Merhum Ali Ulvi Kurucu, Ezher Üniversitesi’nde okuduğu yıllarda Kahire’de bulunan Müderris İhsan Efendi, Seyhülislam Mustafa Sabri Efendi ve onun oğlu şair İbrahim Sabri Bey’le çok yakın münasebetler kurmuştur.

Ali Ulvi Kurucu merhumun hatıralarının ilerleyen sayfalarında İhsan Efendi’den dinlediklerini şöyle nakleder: 1941 yılındaydı; ‘’İhsan Efendi Hoca’nın dersindeydik.’’

Eski Gerede müftüsünün oğlu Nevzad, elinde bir kitapla geldi.

İstanbul’dan Eşref Edip Bey göndermiş. Hoca paketi açtı.

Midhat Cemal Kuntay’ın yazdığı “Mehmed Akif kitabıydı.” O sırada İsmail Ezherli, Ahmed Davudoğlu, Muharrem Develioğlu, Bulgaristanlı talebe kardeşlerimiz, Mustafa Runyun ve Ali Yakup Beylerle başka talebe arkadaşlar da vardı.

İhsan Efendi kitabın sayfalarını çevirince, aralardaki fotoğraflar göründü.

Bunların birinde, Akif Bey yaşlı, hasta, sırtında paltosuyla bastonuna dayanmış görülüyordu.

Sayfanın arkasında, Akif Bey’in, kendi fotoğrafını görünce yazdığı kıta vardı: ‘’Hepsi göçmüş, hani yoldaşlarının hiçbiri yok! Sen mi kaldın, yalınız kafileden böyle uzak..

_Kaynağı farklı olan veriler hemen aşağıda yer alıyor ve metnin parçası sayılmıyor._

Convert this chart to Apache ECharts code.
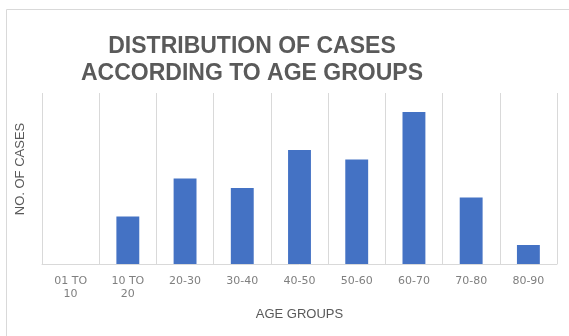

Postu sermekse muradın yola, serdirmezler;

Hadi, gölgenle beraber silinip gitmene bak.’’İhsan Efendi’nin o fotoğrafa bakıp, bu kıtayı okurken gözünden boşanan yaşları hiç unutmam... Şunları söylemişti: ‘’Akif Bey, hastalık günlerinde tekkeye geldiğinde, öksürür, tükürmesi icap eder; dışarıya çıkmak ister;

“Efendim rahatsız olmayın, bir leğen getirelim” deriz, kabul etmez, “Yok bir şey... Yalnız üzerimde bir yorgunluk var. Neden bilmem.. Bir iş yaptığım da yok...

Yahu ben eskiden filan yerden filan yere kadar yürürdüm. Vasıtaya binmezdim. Şimdi tramvayla geldim. Az bir şey yürüdüm, yoruldum. Ne oluyor bana.. Sanki eskiden o mesafeleri yürüyen yürüyen, o güreşleri yapan adam ben değilim!” diye cevap verir, dışarı çıkar, gelirdi.